The hardest part of this partnership may not be technical—it may be social. Creative labor markets are already tense, with directors, artists, and guilds wary of automation eroding bargaining power and credit. A24’s internal contradictions—public skepticism from prominent creatives alongside active tool development—mirror a wider industry dilemma: innovation is moving faster than consensus on what is ethically acceptable.
Regulatory pressure will intensify that scrutiny. Europe’s AI Act and ongoing U.S. copyright debates are converging on issues that directly affect film AI systems: data provenance, consent, rights management, and attribution. For A24, early alignment with emerging standards is not just compliance—it is reputational insulation. A studio that can credibly demonstrate opt-in protocols, clear training data lineage, and enforceable creative controls will be better positioned to claim that AI is being used to extend human authorship rather than obscure it.
The partnership’s most interesting “second-order” potential lies in how AI could expand A24’s IP footprint without abandoning its art-house identity:
- Cross-platform extensions: storyboards and previs assets can feed VR installations, interactive storytelling, or game adaptations with lower friction.
- Data-informed talent incubation: analytics could surface emerging writers and directors whose narrative signatures align with prior A24 successes—useful for scouting, but sensitive if it narrows risk-taking into pattern matching.
- Strategic leverage: proprietary AI capabilities can increase A24’s attractiveness in future partnerships or M&A discussions, positioning it as a creative studio with embedded technical differentiation.
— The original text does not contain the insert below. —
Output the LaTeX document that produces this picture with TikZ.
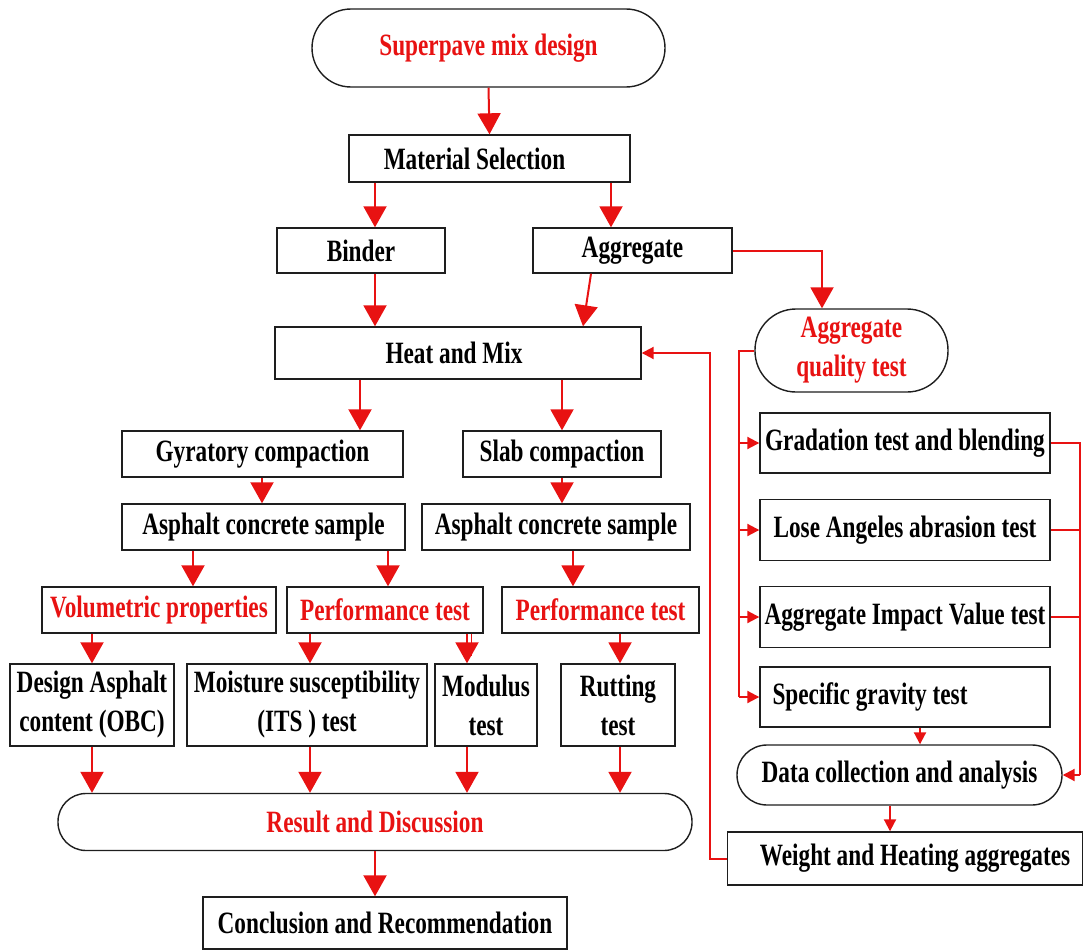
\documentclass[tikz,border=0pt]{standalone}
\usepackage{fontspec}
\setmainfont{Liberation Serif}[FakeStretch=0.75]
\usetikzlibrary{arrows.meta}
\definecolor{rd}{RGB}{232,18,18}
\definecolor{bk}{RGB}{30,30,30}
\tikzset{
  box/.style={draw=bk, line width=1.4pt, fill=white, inner sep=2pt, align=center,
    font=\bfseries\fontsize{31}{39}\selectfont},
  rbox/.style={box, text=rd},
  ln/.style={draw=rd, line width=2pt},
  arr/.style={ln, -{Triangle[width=23pt,length=21pt]}},
  sarr/.style={ln, -{Triangle[width=12pt,length=12pt]}},
}
\begin{document}
\begin{tikzpicture}[x=1pt,y=-1pt]
\useasboundingbox (0,0) rectangle (1084,950);
% column coordinates
\foreach \c in {92,193,262,310,360,375,388,467,471,562,573,583,591,611,620,710,739,822,890,920,1080}
  \coordinate (c\c) at (\c,0);

% nodes
\node[rbox, minimum width=353, minimum height=78, rounded corners=39] (sup) at (488.5,48) {Superpave mix design};
\node[box, minimum width=281, minimum height=47] (ms) at (489.5,158.5) {Material Selection\hspace*{30pt}};
\node[box, minimum width=168, minimum height=45] (bind) at (361,250.5) {Binder};
\node[box, minimum width=199, minimum height=45] (agg) at (632.5,250.5) {Aggregate};
\node[box, minimum width=366, minimum height=52] (heat) at (458,353) {Heat and Mix\hspace*{8pt}};
\node[rbox, minimum width=193, minimum height=83, rounded corners=41] (aqt) at (851.5,350.5) {Aggregate\\quality test};
\node[box, minimum width=281, minimum height=46] (gyr) at (262.5,454) {Gyratory compaction};
\node[box, minimum width=198, minimum height=46] (slab) at (562,454) {Slab compaction};
\node[box, minimum width=283, minimum height=46] (acsl) at (263.5,527) {Asphalt concrete sample};
\node[box, minimum width=268, minimum height=46] (acsr) at (556,527) {Asphalt concrete sample};
\node[rbox, minimum width=234, minimum height=46] (vol) at (159,610) {Volumetric properties};
\node[rbox, minimum width=196, minimum height=46] (pm) at (385,610) {Performance test};
\node[rbox, minimum width=197, minimum height=46] (pr) at (600.5,610) {Performance test};
\node[box, minimum width=164, minimum height=82] (des) at (92,705) {Design Asphalt\\content (OBC)};
\node[box, minimum width=240, minimum height=82] (moi) at (307,705) {Moisture susceptibility\\(ITS ) test};
\node[box, minimum width=102, minimum height=82] (mod) at (486,705) {Modulus\\test};
\node[box, minimum width=114, minimum height=82] (rut) at (618,705) {Rutting\\test};
\node[rbox, minimum width=634, minimum height=57, rounded corners=28] (res) at (375,822) {Result and Discussion};
\node[box, minimum width=364, minimum height=52] (con) at (385,923) {Conclusion and Recommendation};
\node[box, minimum width=290, minimum height=60] (grad) at (905,443) {Gradation test and blending};
\node[box, minimum width=290, minimum height=61] (la) at (905,530) {Lose Angeles abrasion test};
\node[box, minimum width=290, minimum height=61] (aiv) at (905,617) {Aggregate Impact Value test};
\node[box, minimum width=290, minimum height=60] (sg) at (905,697) {Specific gravity test\hspace*{70pt}};
\node[box, minimum width=325, minimum height=60, rounded corners=30] (dca) at (899.5,775) {Data collection and analysis};
\node[box, minimum width=355, minimum height=53] (wh) at (905,858.5) {\hspace*{20pt}Weight and Heating aggregates};

% main flow
\draw[arr] (sup.south) -- (ms.north);
\draw[arr] (ms.south -| c375) -- (bind.north -| c375);
\draw[arr] (ms.south -| c611) -- (agg.north -| c611);
\draw[arr] (agg.east) -| (aqt.north -| c822);
\draw[arr] (bind.south -| c375) -- (heat.north -| c375);
\draw[arr] (agg.south -| c591) -- (heat.north -| c583);
\draw[arr] (heat.south -| c360) -- (gyr.north -| c360);
\draw[arr] (heat.south -| c562) -- (slab.north -| c562);
\draw[arr] (gyr.south -| c262) -- (acsl.north -| c262);
\draw[arr] (slab.south -| c562) -- (acsr.north -| c562);
\draw[arr] (acsl.south -| c193) -- (vol.north -| c193);
\draw[arr] (acsl.south -| c388) -- (pm.north -| c388);
\draw[arr] (acsr.south -| c573) -- (pr.north -| c573);
\draw[arr] (vol.south -| c92) -- (des.north -| c92);
\draw[arr] (pm.south -| c310) -- (moi.north -| c310);
\draw[arr] (pm.south -| c467) -- (mod.north -| c467);
\draw[draw=rd, line width=1pt] (pm.south -| c471) -- ++(0,22);
\draw[arr] (pr.south -| c620) -- (rut.north -| c620);
\draw[arr] (des.south -| c92) -- (res.north -| c92);
\draw[arr] (moi.south -| c310) -- (res.north -| c310);
\draw[arr] (mod.south -| c467) -- (res.north -| c467);
\draw[arr] (rut.south -| c620) -- (res.north -| c620);
\draw[arr] (res.south -| c375) -- (con.north -| c375);

% aggregate quality branch
\draw[ln] (aqt.west) -- (aqt.west -| c739) -- (sg.west -| c739);
\draw[sarr] (grad.west -| c739) -- (grad.west);
\draw[sarr] (la.west -| c739) -- (la.west);
\draw[sarr] (aiv.west -| c739) -- (aiv.west);
\draw[sarr] (sg.west -| c739) -- (sg.west);
\draw[ln] (grad.east) -- (grad.east -| c1080) -- (dca.east -| c1080);
\draw[ln] (la.east) -- (la.east -| c1080);
\draw[ln] (aiv.east) -- (aiv.east -| c1080);
\draw[sarr] (dca.east -| c1080) -- (dca.east);
\draw[sarr] (sg.south -| c920) -- (dca.north -| c920);
\draw[sarr] (dca.south -| c890) -- (wh.north -| c890);
\draw[sarr] (wh.west) -- (wh.west -| c710) -- (heat.east -| c710) -- (heat.east);
\end{tikzpicture}
\end{document}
A24 and Google are effectively attempting to define a new operating model: artist-driven, data-informed, and tool-enabled. Whether that becomes a template for the next era of filmmaking will depend less on the headline investment and more on the quiet details—how models are trained, how creators consent, how credit is assigned, and how transparently the studio can prove that the human voice remains the final authority.